__Required work__: Copy the material that follows word for word and omit its pictures.

BEGIN Information shown

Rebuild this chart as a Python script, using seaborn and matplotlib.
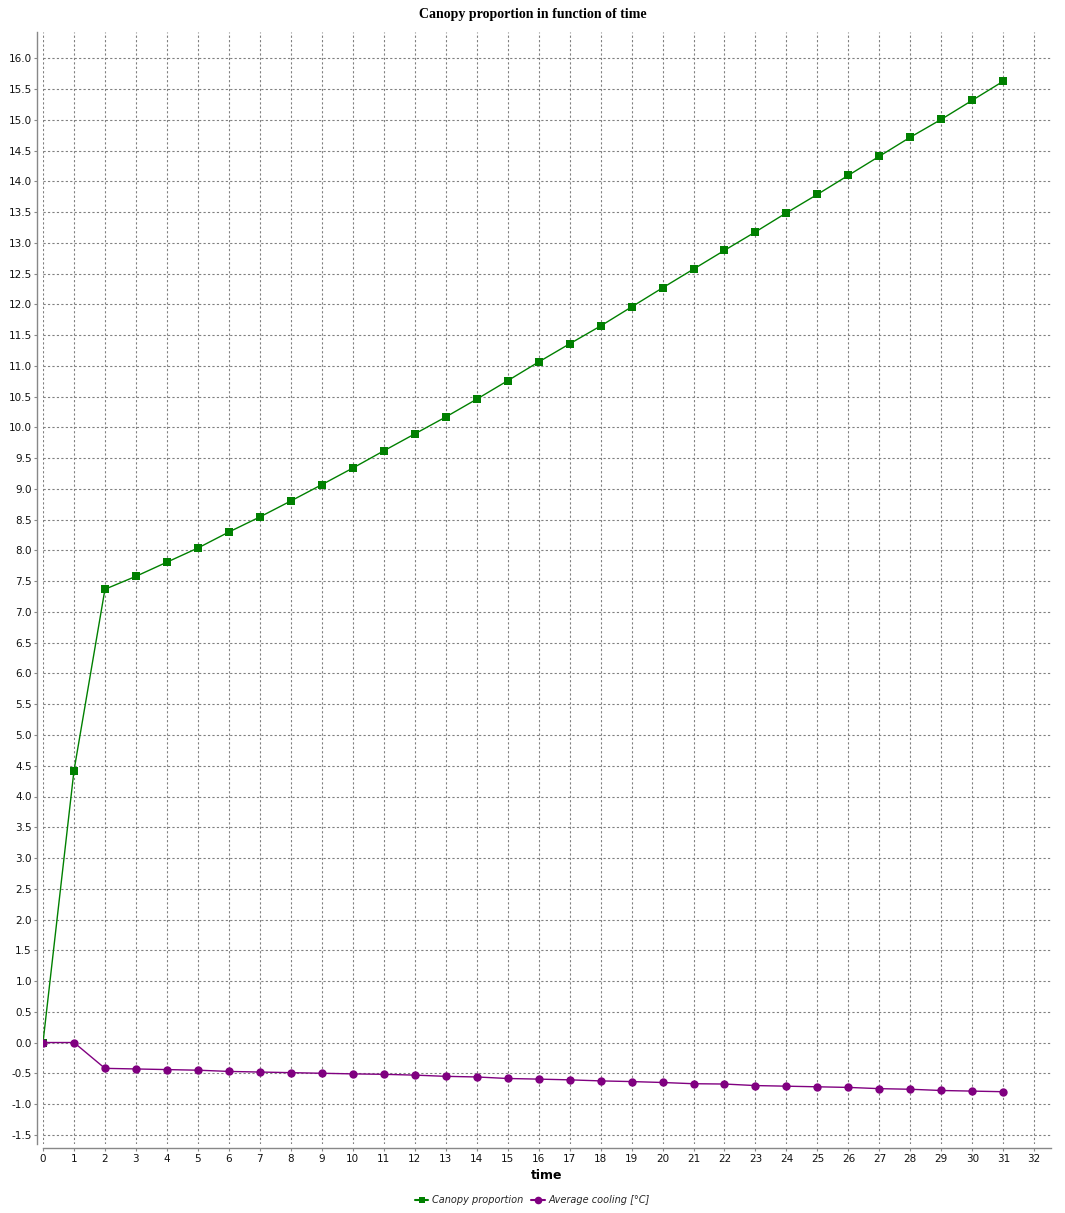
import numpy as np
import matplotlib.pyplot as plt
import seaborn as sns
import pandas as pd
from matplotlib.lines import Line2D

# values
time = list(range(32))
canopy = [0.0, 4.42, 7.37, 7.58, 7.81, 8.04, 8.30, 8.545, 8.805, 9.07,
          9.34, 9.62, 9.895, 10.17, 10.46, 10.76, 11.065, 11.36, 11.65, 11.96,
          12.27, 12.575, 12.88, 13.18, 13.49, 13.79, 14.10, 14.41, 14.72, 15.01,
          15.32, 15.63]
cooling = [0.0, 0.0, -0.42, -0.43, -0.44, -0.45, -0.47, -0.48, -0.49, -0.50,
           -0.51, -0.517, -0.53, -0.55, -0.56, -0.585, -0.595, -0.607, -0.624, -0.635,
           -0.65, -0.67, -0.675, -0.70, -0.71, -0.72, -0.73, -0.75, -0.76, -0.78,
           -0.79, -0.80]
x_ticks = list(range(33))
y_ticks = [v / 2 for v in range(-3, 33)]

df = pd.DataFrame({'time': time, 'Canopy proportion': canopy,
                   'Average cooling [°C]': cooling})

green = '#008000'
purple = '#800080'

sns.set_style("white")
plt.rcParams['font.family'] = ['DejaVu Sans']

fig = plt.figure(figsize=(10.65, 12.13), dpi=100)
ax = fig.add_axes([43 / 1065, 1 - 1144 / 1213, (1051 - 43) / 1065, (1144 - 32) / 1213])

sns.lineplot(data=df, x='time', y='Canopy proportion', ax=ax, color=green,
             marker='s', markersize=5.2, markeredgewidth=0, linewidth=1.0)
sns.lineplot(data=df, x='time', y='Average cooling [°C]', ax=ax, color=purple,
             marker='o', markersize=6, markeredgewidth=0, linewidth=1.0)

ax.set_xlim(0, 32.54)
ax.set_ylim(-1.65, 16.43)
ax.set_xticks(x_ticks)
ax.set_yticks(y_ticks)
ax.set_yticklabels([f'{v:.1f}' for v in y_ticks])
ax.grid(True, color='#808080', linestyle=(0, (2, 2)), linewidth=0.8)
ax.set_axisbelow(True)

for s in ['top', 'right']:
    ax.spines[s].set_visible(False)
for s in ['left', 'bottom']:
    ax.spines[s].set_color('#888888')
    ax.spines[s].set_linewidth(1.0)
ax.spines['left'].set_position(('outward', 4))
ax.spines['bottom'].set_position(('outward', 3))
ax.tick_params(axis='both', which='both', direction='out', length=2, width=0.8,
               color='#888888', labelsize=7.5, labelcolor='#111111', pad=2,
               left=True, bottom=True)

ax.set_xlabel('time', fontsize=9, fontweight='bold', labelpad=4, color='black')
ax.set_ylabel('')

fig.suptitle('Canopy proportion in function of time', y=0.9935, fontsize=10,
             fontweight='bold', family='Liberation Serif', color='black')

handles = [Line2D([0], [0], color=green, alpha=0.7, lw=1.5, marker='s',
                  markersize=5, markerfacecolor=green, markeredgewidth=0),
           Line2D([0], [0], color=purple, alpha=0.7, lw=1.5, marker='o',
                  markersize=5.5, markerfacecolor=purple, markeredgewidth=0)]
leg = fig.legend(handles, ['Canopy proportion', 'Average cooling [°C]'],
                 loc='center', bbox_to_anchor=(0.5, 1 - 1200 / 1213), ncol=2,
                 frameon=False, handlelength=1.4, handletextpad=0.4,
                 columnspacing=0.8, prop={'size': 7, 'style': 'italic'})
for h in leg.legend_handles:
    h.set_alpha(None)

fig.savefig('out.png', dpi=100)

END Information shown

__Exercise response__:
Rebuild this chart as a Python script, using seaborn and matplotlib.
import numpy as np
import matplotlib.pyplot as plt
import seaborn as sns
import pandas as pd
from matplotlib.lines import Line2D

# values
time = list(range(32))
canopy = [0.0, 4.42, 7.37, 7.58, 7.81, 8.04, 8.30, 8.545, 8.805, 9.07,
          9.34, 9.62, 9.895, 10.17, 10.46, 10.76, 11.065, 11.36, 11.65, 11.96,
          12.27, 12.575, 12.88, 13.18, 13.49, 13.79, 14.10, 14.41, 14.72, 15.01,
          15.32, 15.63]
cooling = [0.0, 0.0, -0.42, -0.43, -0.44, -0.45, -0.47, -0.48, -0.49, -0.50,
           -0.51, -0.517, -0.53, -0.55, -0.56, -0.585, -0.595, -0.607, -0.624, -0.635,
           -0.65, -0.67, -0.675, -0.70, -0.71, -0.72, -0.73, -0.75, -0.76, -0.78,
           -0.79, -0.80]
x_ticks = list(range(33))
y_ticks = [v / 2 for v in range(-3, 33)]

df = pd.DataFrame({'time': time, 'Canopy proportion': canopy,
                   'Average cooling [°C]': cooling})

green = '#008000'
purple = '#800080'

sns.set_style("white")
plt.rcParams['font.family'] = ['DejaVu Sans']

fig = plt.figure(figsize=(10.65, 12.13), dpi=100)
ax = fig.add_axes([43 / 1065, 1 - 1144 / 1213, (1051 - 43) / 1065, (1144 - 32) / 1213])

sns.lineplot(data=df, x='time', y='Canopy proportion', ax=ax, color=green,
             marker='s', markersize=5.2, markeredgewidth=0, linewidth=1.0)
sns.lineplot(data=df, x='time', y='Average cooling [°C]', ax=ax, color=purple,
             marker='o', markersize=6, markeredgewidth=0, linewidth=1.0)

ax.set_xlim(0, 32.54)
ax.set_ylim(-1.65, 16.43)
ax.set_xticks(x_ticks)
ax.set_yticks(y_ticks)
ax.set_yticklabels([f'{v:.1f}' for v in y_ticks])
ax.grid(True, color='#808080', linestyle=(0, (2, 2)), linewidth=0.8)
ax.set_axisbelow(True)

for s in ['top', 'right']:
    ax.spines[s].set_visible(False)
for s in ['left', 'bottom']:
    ax.spines[s].set_color('#888888')
    ax.spines[s].set_linewidth(1.0)
ax.spines['left'].set_position(('outward', 4))
ax.spines['bottom'].set_position(('outward', 3))
ax.tick_params(axis='both', which='both', direction='out', length=2, width=0.8,
               color='#888888', labelsize=7.5, labelcolor='#111111', pad=2,
               left=True, bottom=True)

ax.set_xlabel('time', fontsize=9, fontweight='bold', labelpad=4, color='black')
ax.set_ylabel('')

fig.suptitle('Canopy proportion in function of time', y=0.9935, fontsize=10,
             fontweight='bold', family='Liberation Serif', color='black')

handles = [Line2D([0], [0], color=green, alpha=0.7, lw=1.5, marker='s',
                  markersize=5, markerfacecolor=green, markeredgewidth=0),
           Line2D([0], [0], color=purple, alpha=0.7, lw=1.5, marker='o',
                  markersize=5.5, markerfacecolor=purple, markeredgewidth=0)]
leg = fig.legend(handles, ['Canopy proportion', 'Average cooling [°C]'],
                 loc='center', bbox_to_anchor=(0.5, 1 - 1200 / 1213), ncol=2,
                 frameon=False, handlelength=1.4, handletextpad=0.4,
                 columnspacing=0.8, prop={'size': 7, 'style': 'italic'})
for h in leg.legend_handles:
    h.set_alpha(None)

fig.savefig('out.png', dpi=100)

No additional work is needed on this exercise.